Obviously the dynamics of some of this has changed over the centuries, though I think it still probably carries influence at some level. Chinese mothers and sons are also noted for their particularly strong bond…in some ways, being limited to one child may have actually strengthened this already traditionally very strong aspect of family relationships. All the love and care that might have been given to multiple children in previous generations is now lavished upon the one son, who is the hope and future of the family.

Last week my teacher was telling me how relieved she is that she has a good relationship with her boyfriend’s mother. She feels like her boyfriend’s mother has potential to be a kind and good mother-in-law, and she hopes that their relationship can remain close. She also remarked that another change to family dynamics in recent years is that many Chinese mothers, limited to only one child and having born a son, seem to have yearned for a daughter. With this kind of mother-in-law, the son’s wife may have a greater chance of being treated as the daughter that she never was able to have, and there is a stronger possibility for having a better relationship. “However,” my teacher said “I still would never, ever, in the presence of my boyfriend’s mother, ask him to get up and get me a drink of water.”

My lack of understanding at the significance of this must have been obvious, because she proceeded to tell me the story of a classmate who made exactly that mistake while visiting her boyfriend’s parents. The classmate asked her boyfriend to get her a drink of water, and the boyfriend (foolish boy) asked his mother to get him a drink of water (intending to give it to his girlfriend). At the classmate’s request the mother’s eyebrows furrowed a little bit, but at the son’s request the air turned icy-cold, the silence was deafening, and the earth stopped spinning. Mother rose from her chair, stalked off to the kitchen and poured a glass of water. Returning to where they were sitting, she placed the glass (with a resounding, final THUNK) on the table in front of her son. The message was clear and did NOT need to be explained. But since you’re probably a waiguoren reading this and might not understand why a glass of water should be such a big deal, I’ll share the explanation my teacher gave.

First, the girlfriend made a big mistake in front of her potential-future-mother-in-law by not showing her boyfriend the respect he deserves. Taking into account that this mother has sacrificed many hours cooking, cleaning, and otherwise looking out for and taking care of her son, a request like this on the behalf of the girlfriend makes it seem like she’s not the kind of girl who will take very good care of him. Add into the mix that it’s apparently not uncommon for some Chinese mother-in-laws feel that their son’s wife/girlfriend has “stolen away their precious son” (yes, my teacher really said that), and the future potential mother-in-law becomes aghast that this son-stealer, this interloper is not only too lazy to get her own water, but also expects the precious treasure of a son to serve her.

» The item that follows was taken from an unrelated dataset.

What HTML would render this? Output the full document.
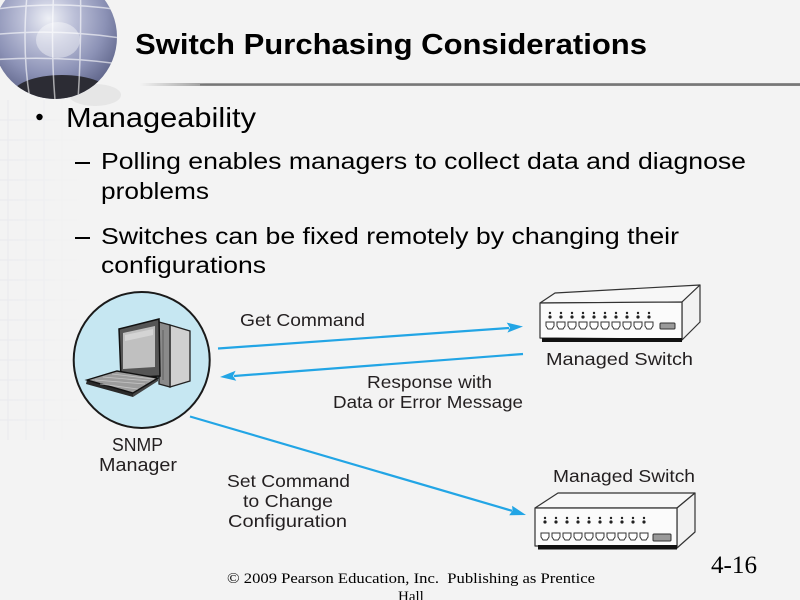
<!DOCTYPE html>
<html>
<head>
<meta charset="utf-8">
<style>
  html, body { margin: 0; padding: 0; background: #f3f3f3; }
  body { width: 800px; height: 600px; overflow: hidden; }
  svg { display: block; }
</style>
</head>
<body>
<svg width="800" height="600" viewBox="0 0 800 600" xmlns="http://www.w3.org/2000/svg">
  <defs>
    <radialGradient id="globeG" cx="0.45" cy="0.35" r="0.7">
      <stop offset="0" stop-color="#eef0f6"/>
      <stop offset="0.3" stop-color="#bcc0d8"/>
      <stop offset="0.65" stop-color="#8c92b6"/>
      <stop offset="1" stop-color="#555b80"/>
    </radialGradient>
    <clipPath id="globeClip"><circle cx="55" cy="37" r="62"/></clipPath>
    <linearGradient id="lineG" x1="0" x2="1" y1="0" y2="0">
      <stop offset="0" stop-color="#f3f3f3"/>
      <stop offset="0.1" stop-color="#9a9a9a"/>
      <stop offset="1" stop-color="#8a8a8a"/>
    </linearGradient>
    <linearGradient id="gridFade" x1="0" x2="1" y1="0" y2="0">
      <stop offset="0" stop-color="#fff" stop-opacity="1"/>
      <stop offset="1" stop-color="#fff" stop-opacity="0"/>
    </linearGradient>
    <mask id="gridMask">
      <rect x="0" y="60" width="80" height="390" fill="url(#gridFade)"/>
    </mask>
    <path id="port" d="M0,0 h8 v4 l-2,3 h-4 l-2,-3 z" fill="#fff" stroke="#333" stroke-width="1"/>
    <g id="dp"><circle cx="0" cy="0" r="1.2" fill="#222"/><circle cx="0" cy="4" r="1.6" fill="#222"/></g>
  </defs>

  <rect width="800" height="600" fill="#f3f3f3"/>

  <!-- faint grid texture on left -->
  <g mask="url(#gridMask)" stroke="#dcdee8" stroke-width="1" opacity="0.5">
    <path d="M0,120 H80 M0,140 H80 M0,160 H80 M0,180 H80 M0,200 H80 M0,220 H80 M0,240 H80 M0,260 H80 M0,280 H80 M0,300 H80 M0,320 H80 M0,340 H80 M0,360 H80 M0,380 H80 M0,400 H80 M0,420 H80"/>
    <path d="M8,100 V440 M26,100 V440 M44,100 V440 M62,100 V440"/>
  </g>

  <!-- globe -->
  <ellipse cx="95" cy="95" rx="26" ry="11" fill="#cfcfcf" opacity="0.35"/>
  <circle cx="55" cy="37" r="62" fill="url(#globeG)"/>
  <g clip-path="url(#globeClip)">
    <ellipse cx="62" cy="95" rx="50" ry="20" fill="#2c2c34"/>
    <g stroke="#ffffff" stroke-width="1.5" fill="none" opacity="0.6">
      <path d="M-10,10 Q55,0 120,10"/>
      <path d="M-10,35 Q55,28 120,38"/>
      <path d="M-10,60 Q55,55 120,64"/>
      <path d="M30,-30 Q20,40 30,100"/>
      <path d="M55,-30 Q50,40 55,100"/>
      <path d="M80,-30 Q82,40 78,100"/>
    </g>
    <ellipse cx="58" cy="40" rx="22" ry="18" fill="#ffffff" opacity="0.4"/>
  </g>

  <!-- title -->
  <text x="135" y="54" font-family="'Liberation Sans', Arial, sans-serif" font-weight="bold" font-size="29" fill="#000" textLength="512" lengthAdjust="spacingAndGlyphs">Switch Purchasing Considerations</text>
  <rect x="140" y="83" width="660" height="3" fill="url(#lineG)"/>
  <rect x="200" y="84" width="600" height="1.5" fill="#777"/>

  <!-- bullets -->
  <circle cx="39.5" cy="117" r="3.2" fill="#000"/>
  <text x="66" y="127" font-family="'Liberation Sans', Arial, sans-serif" font-size="28" fill="#000" textLength="190" lengthAdjust="spacingAndGlyphs">Manageability</text>

  <rect x="75" y="162" width="15" height="2" fill="#000"/>
  <text x="101" y="169" font-family="'Liberation Sans', Arial, sans-serif" font-size="23.5" fill="#000" textLength="645" lengthAdjust="spacingAndGlyphs">Polling enables managers to collect data and diagnose</text>
  <text x="101" y="199" font-family="'Liberation Sans', Arial, sans-serif" font-size="23.5" fill="#000" textLength="108" lengthAdjust="spacingAndGlyphs">problems</text>

  <rect x="75" y="237" width="15" height="2" fill="#000"/>
  <text x="101" y="244" font-family="'Liberation Sans', Arial, sans-serif" font-size="23.5" fill="#000" textLength="578" lengthAdjust="spacingAndGlyphs">Switches can be fixed remotely by changing their</text>
  <text x="101" y="273" font-family="'Liberation Sans', Arial, sans-serif" font-size="23.5" fill="#000" textLength="165" lengthAdjust="spacingAndGlyphs">configurations</text>

  <!-- SNMP manager circle -->
  <circle cx="141.7" cy="360" r="68" fill="#c6e7f2" stroke="#1a1a1a" stroke-width="2"/>
  <!-- tower -->
  <polygon points="170,325 190,331 190,381 170,387" fill="#d0d0d0" stroke="#222" stroke-width="1.3"/>
  <polygon points="159,322 170,325 170,387 159,384" fill="#8a8a8a" stroke="#222" stroke-width="1.3"/>
  <line x1="163" y1="330" x2="163" y2="380" stroke="#555" stroke-width="0.8"/>
  <!-- monitor -->
  <polygon points="119,329 159,319 160,376 121,378" fill="#555" stroke="#111" stroke-width="1.5"/>
  <polygon points="123,333 155,326 155,367 123,369" fill="#c0c0c0"/>
  <polygon points="125,335 153,329 153,335 125,341" fill="#d4d4d4"/>
  <!-- keyboard -->
  <polygon points="87,380 133,393 133,397 86,384" fill="#2a2a2a"/>
  <polygon points="133,393 158,378 158,381 133,397" fill="#444"/>
  <polygon points="87,380 117,371 158,378 133,393" fill="#9c9c9c" stroke="#111" stroke-width="1.4"/>
  <g stroke="#cfcfcf" stroke-width="0.8" opacity="0.8">
    <path d="M95,380 L145,384 M103,377 L150,381 M112,374 L154,379 M100,384 L138,389"/>
  </g>

  <text x="112" y="451" font-family="'Liberation Sans', Arial, sans-serif" font-size="18" fill="#231f20" textLength="51" lengthAdjust="spacingAndGlyphs">SNMP</text>
  <text x="99" y="471" font-family="'Liberation Sans', Arial, sans-serif" font-size="18" fill="#231f20" textLength="78" lengthAdjust="spacingAndGlyphs">Manager</text>

  <!-- arrows -->
  <g stroke="#22a5e5" stroke-width="2.2" fill="none">
    <line x1="218" y1="348.5" x2="509" y2="328"/>
    <line x1="523" y1="354" x2="234" y2="376"/>
    <line x1="190" y1="416.5" x2="512" y2="510.8"/>
  </g>
  <g fill="#22a5e5">
    <polygon points="523,326.5 507.4,332.6 510,327.8 506.7,322.6"/>
    <polygon points="220,377 236.3,380.8 233,376 235.6,370.8"/>
    <polygon points="526,515 509.2,515.3 512.5,510.6 512.1,505.7"/>
  </g>

  <!-- labels -->
  <g font-family="'Liberation Sans', Arial, sans-serif" font-size="17.5" fill="#231f20">
    <text x="240" y="326" textLength="125" lengthAdjust="spacingAndGlyphs">Get Command</text>
    <text x="367" y="388" textLength="125" lengthAdjust="spacingAndGlyphs">Response with</text>
    <text x="333" y="408" textLength="190" lengthAdjust="spacingAndGlyphs">Data or Error Message</text>
    <text x="227" y="487" textLength="123" lengthAdjust="spacingAndGlyphs">Set Command</text>
    <text x="243" y="507" textLength="90" lengthAdjust="spacingAndGlyphs">to Change</text>
    <text x="228" y="527" textLength="119" lengthAdjust="spacingAndGlyphs">Configuration</text>
    <text x="546" y="365" textLength="147" lengthAdjust="spacingAndGlyphs">Managed Switch</text>
    <text x="553" y="482" textLength="142" lengthAdjust="spacingAndGlyphs">Managed Switch</text>
  </g>

  <!-- upper switch -->
  <g stroke="#333" stroke-width="1.2" stroke-linejoin="round">
    <polygon points="540,303 555,293 700,285 682,302" fill="#f7f7f7"/>
    <polygon points="682,302 700,285 700,322 682,340" fill="#f2f2f2"/>
    <polygon points="540,303 682,302 682,339 540,338" fill="#fbfbfb"/>
  </g>
  <rect x="542" y="338" width="140" height="4" fill="#111"/>
  <g>
    <use href="#dp" x="550" y="313"/><use href="#dp" x="561" y="313"/><use href="#dp" x="572" y="313"/><use href="#dp" x="583" y="313"/><use href="#dp" x="594" y="313"/>
    <use href="#dp" x="605" y="313"/><use href="#dp" x="616" y="313"/><use href="#dp" x="627" y="313"/><use href="#dp" x="638" y="313"/><use href="#dp" x="649" y="313"/>
    <use href="#port" x="546" y="322"/><use href="#port" x="557" y="322"/><use href="#port" x="568" y="322"/><use href="#port" x="579" y="322"/><use href="#port" x="590" y="322"/>
    <use href="#port" x="601" y="322"/><use href="#port" x="612" y="322"/><use href="#port" x="623" y="322"/><use href="#port" x="634" y="322"/><use href="#port" x="645" y="322"/>
  </g>
  <rect x="660" y="323" width="15" height="6" rx="1" fill="#9a9a9a" stroke="#333" stroke-width="1"/>

  <!-- lower switch -->
  <g stroke="#333" stroke-width="1.2" stroke-linejoin="round">
    <polygon points="535,508 558,493 695,493 677,508" fill="#f7f7f7"/>
    <polygon points="677,508 695,493 695,532 677,548" fill="#f2f2f2"/>
    <polygon points="535,508 677,508 677,546 535,546" fill="#fbfbfb"/>
  </g>
  <rect x="538" y="545" width="139" height="4.5" fill="#111"/>
  <g>
    <use href="#dp" x="545" y="518"/><use href="#dp" x="556" y="518"/><use href="#dp" x="567" y="518"/><use href="#dp" x="578" y="518"/><use href="#dp" x="589" y="518"/>
    <use href="#dp" x="600" y="518"/><use href="#dp" x="611" y="518"/><use href="#dp" x="622" y="518"/><use href="#dp" x="633" y="518"/><use href="#dp" x="644" y="518"/>
    <use href="#port" x="541" y="533"/><use href="#port" x="552" y="533"/><use href="#port" x="563" y="533"/><use href="#port" x="574" y="533"/><use href="#port" x="585" y="533"/>
    <use href="#port" x="596" y="533"/><use href="#port" x="607" y="533"/><use href="#port" x="618" y="533"/><use href="#port" x="629" y="533"/><use href="#port" x="640" y="533"/>
  </g>
  <rect x="653" y="534" width="18" height="7" rx="1" fill="#9a9a9a" stroke="#333" stroke-width="1"/>

  <!-- footer -->
  <text x="227" y="583" font-family="'Liberation Serif', 'Times New Roman', serif" font-size="15" fill="#000" textLength="368" lengthAdjust="spacingAndGlyphs">© 2009 Pearson Education, Inc.&#160; Publishing as Prentice</text>
  <text x="398" y="601" font-family="'Liberation Serif', 'Times New Roman', serif" font-size="15" fill="#000">Hall</text>
  <text x="711" y="573" font-family="'Liberation Serif', 'Times New Roman', serif" font-size="25" fill="#000" textLength="46" lengthAdjust="spacingAndGlyphs">4-16</text>
</svg>
</body>
</html>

Secondly, the boyfriend made a REALLY big mistake by passing the request on to his mother. In effect, he turned the “natural order” of things (daughter-in-law serves mother-in-law) completely on its head, and basically asked his mother to serve his potential future wife. He really should have known better. Of course, being used to having his mother do everything for him…he might not have stopped to consider that it might be a problem to ask her to get a cup of water for his girlfriend. Till of course, the earth stopped spinning for a minute, and then in one giant moment of awkward clarity, both my teacher’s classmate and her boyfriend realized the magnitude of their error.

So, when considering how to impress your future-Chinese-mother-in-law, remember that among the things you JUST DON’T DO is ask your boyfriend or her to get you a drink of water. Best to get it yourself, and on the way ask everyone else if they want any…just to show how extra good and helpful you would be as a wife/daughter-in-law.

All that said, it’s not like we in North America have gotten in-law relationships all worked out either…the abundance of mother-in-law jokes and stories that get told provide ample testimony to our own problems in this area. Still, whether it’s this kind of conversation in China or a mother-in-law story from a friend in the West, I always end up very thankful that both Joel and I have really good relationships with each other’s moms.

5 thoughts on “How to treat your mother in law’s son”

  1. oh wow.. I have some catching up to do..
    I just read the first three posts. The mother-in-law post is so interesting. talk about tension!
    The “drink” on the second post is just beautiful! I love all the colors of the fruits etc. So.. are they all dried? how did it taste? do you drink it hot or cold?
    and the third post down with all the bricks is amazing! I love the photos of the sweet children.
    wow.
    cant wait to read more :)
    -ruthie

  2. All of the items in the tea are dried…it tastes sort of grassy/flowery and is usually served hot. But i think it still tastes good even if it gets cold. You also add something called “rock sugar” to it.